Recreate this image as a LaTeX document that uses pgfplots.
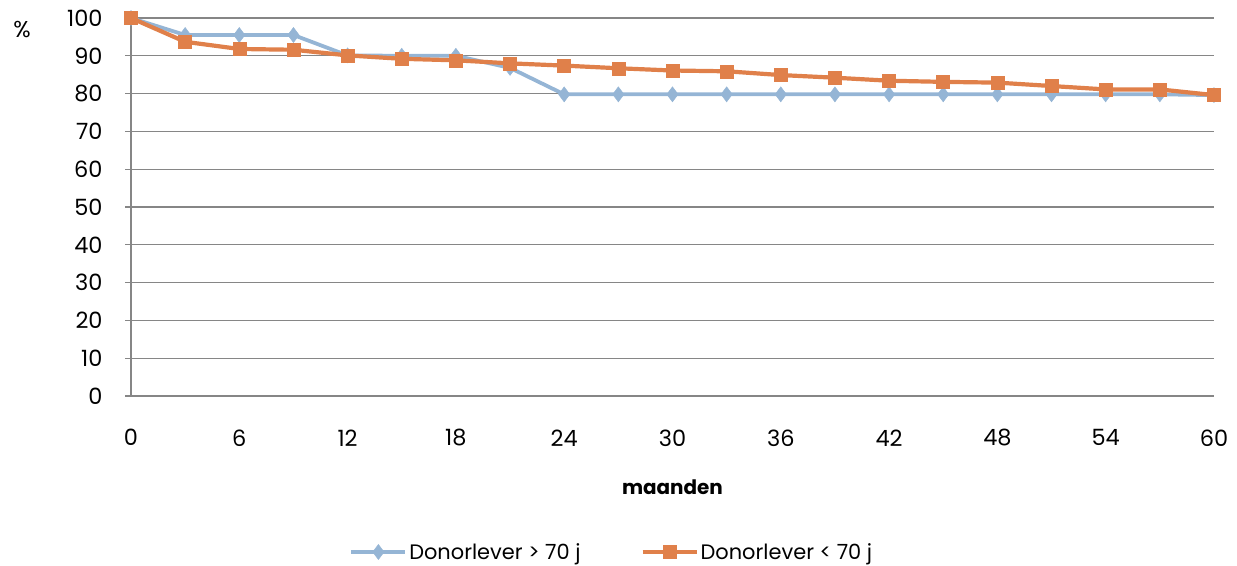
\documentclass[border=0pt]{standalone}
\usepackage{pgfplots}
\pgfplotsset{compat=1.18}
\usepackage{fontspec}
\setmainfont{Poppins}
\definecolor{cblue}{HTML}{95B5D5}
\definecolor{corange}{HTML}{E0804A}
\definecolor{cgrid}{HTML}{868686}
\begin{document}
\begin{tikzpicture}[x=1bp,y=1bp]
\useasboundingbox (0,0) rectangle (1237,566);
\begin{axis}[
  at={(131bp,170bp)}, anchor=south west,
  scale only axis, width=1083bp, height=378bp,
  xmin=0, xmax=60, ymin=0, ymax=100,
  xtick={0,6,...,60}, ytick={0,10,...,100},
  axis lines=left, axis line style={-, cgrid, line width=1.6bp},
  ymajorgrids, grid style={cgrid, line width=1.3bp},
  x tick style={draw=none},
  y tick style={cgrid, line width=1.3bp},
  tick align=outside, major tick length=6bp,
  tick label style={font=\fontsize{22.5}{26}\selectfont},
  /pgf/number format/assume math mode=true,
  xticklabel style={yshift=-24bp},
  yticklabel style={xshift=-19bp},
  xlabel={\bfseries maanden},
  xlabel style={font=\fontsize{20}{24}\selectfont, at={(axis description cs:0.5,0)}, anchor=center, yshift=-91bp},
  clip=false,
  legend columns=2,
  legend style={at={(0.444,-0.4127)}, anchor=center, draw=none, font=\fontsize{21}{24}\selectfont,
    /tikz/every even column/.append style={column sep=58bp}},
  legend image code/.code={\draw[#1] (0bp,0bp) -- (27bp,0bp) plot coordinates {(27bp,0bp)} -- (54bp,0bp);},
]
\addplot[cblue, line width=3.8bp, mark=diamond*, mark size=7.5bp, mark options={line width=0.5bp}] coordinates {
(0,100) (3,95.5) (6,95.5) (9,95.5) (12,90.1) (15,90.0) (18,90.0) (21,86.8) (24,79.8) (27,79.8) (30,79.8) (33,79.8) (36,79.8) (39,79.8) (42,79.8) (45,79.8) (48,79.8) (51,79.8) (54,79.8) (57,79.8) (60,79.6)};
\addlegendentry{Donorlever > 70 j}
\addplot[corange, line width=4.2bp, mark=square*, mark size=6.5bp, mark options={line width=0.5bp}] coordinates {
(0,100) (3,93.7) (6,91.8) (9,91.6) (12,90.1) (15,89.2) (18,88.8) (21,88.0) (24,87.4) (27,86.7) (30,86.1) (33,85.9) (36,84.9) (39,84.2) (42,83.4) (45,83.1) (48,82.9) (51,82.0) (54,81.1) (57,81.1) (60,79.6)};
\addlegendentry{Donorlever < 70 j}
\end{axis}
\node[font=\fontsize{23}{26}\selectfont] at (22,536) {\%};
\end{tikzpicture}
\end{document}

-*-*-

Required task: Leave the pictures out and output the rest of the listing exactly.

Exercise output:
Recreate this image as a LaTeX document that uses pgfplots.
\documentclass[border=0pt]{standalone}
\usepackage{pgfplots}
\pgfplotsset{compat=1.18}
\usepackage{fontspec}
\setmainfont{Poppins}
\definecolor{cblue}{HTML}{95B5D5}
\definecolor{corange}{HTML}{E0804A}
\definecolor{cgrid}{HTML}{868686}
\begin{document}
\begin{tikzpicture}[x=1bp,y=1bp]
\useasboundingbox (0,0) rectangle (1237,566);
\begin{axis}[
  at={(131bp,170bp)}, anchor=south west,
  scale only axis, width=1083bp, height=378bp,
  xmin=0, xmax=60, ymin=0, ymax=100,
  xtick={0,6,...,60}, ytick={0,10,...,100},
  axis lines=left, axis line style={-, cgrid, line width=1.6bp},
  ymajorgrids, grid style={cgrid, line width=1.3bp},
  x tick style={draw=none},
  y tick style={cgrid, line width=1.3bp},
  tick align=outside, major tick length=6bp,
  tick label style={font=\fontsize{22.5}{26}\selectfont},
  /pgf/number format/assume math mode=true,
  xticklabel style={yshift=-24bp},
  yticklabel style={xshift=-19bp},
  xlabel={\bfseries maanden},
  xlabel style={font=\fontsize{20}{24}\selectfont, at={(axis description cs:0.5,0)}, anchor=center, yshift=-91bp},
  clip=false,
  legend columns=2,
  legend style={at={(0.444,-0.4127)}, anchor=center, draw=none, font=\fontsize{21}{24}\selectfont,
    /tikz/every even column/.append style={column sep=58bp}},
  legend image code/.code={\draw[#1] (0bp,0bp) -- (27bp,0bp) plot coordinates {(27bp,0bp)} -- (54bp,0bp);},
]
\addplot[cblue, line width=3.8bp, mark=diamond*, mark size=7.5bp, mark options={line width=0.5bp}] coordinates {
(0,100) (3,95.5) (6,95.5) (9,95.5) (12,90.1) (15,90.0) (18,90.0) (21,86.8) (24,79.8) (27,79.8) (30,79.8) (33,79.8) (36,79.8) (39,79.8) (42,79.8) (45,79.8) (48,79.8) (51,79.8) (54,79.8) (57,79.8) (60,79.6)};
\addlegendentry{Donorlever > 70 j}
\addplot[corange, line width=4.2bp, mark=square*, mark size=6.5bp, mark options={line width=0.5bp}] coordinates {
(0,100) (3,93.7) (6,91.8) (9,91.6) (12,90.1) (15,89.2) (18,88.8) (21,88.0) (24,87.4) (27,86.7) (30,86.1) (33,85.9) (36,84.9) (39,84.2) (42,83.4) (45,83.1) (48,82.9) (51,82.0) (54,81.1) (57,81.1) (60,79.6)};
\addlegendentry{Donorlever < 70 j}
\end{axis}
\node[font=\fontsize{23}{26}\selectfont] at (22,536) {\%};
\end{tikzpicture}
\end{document}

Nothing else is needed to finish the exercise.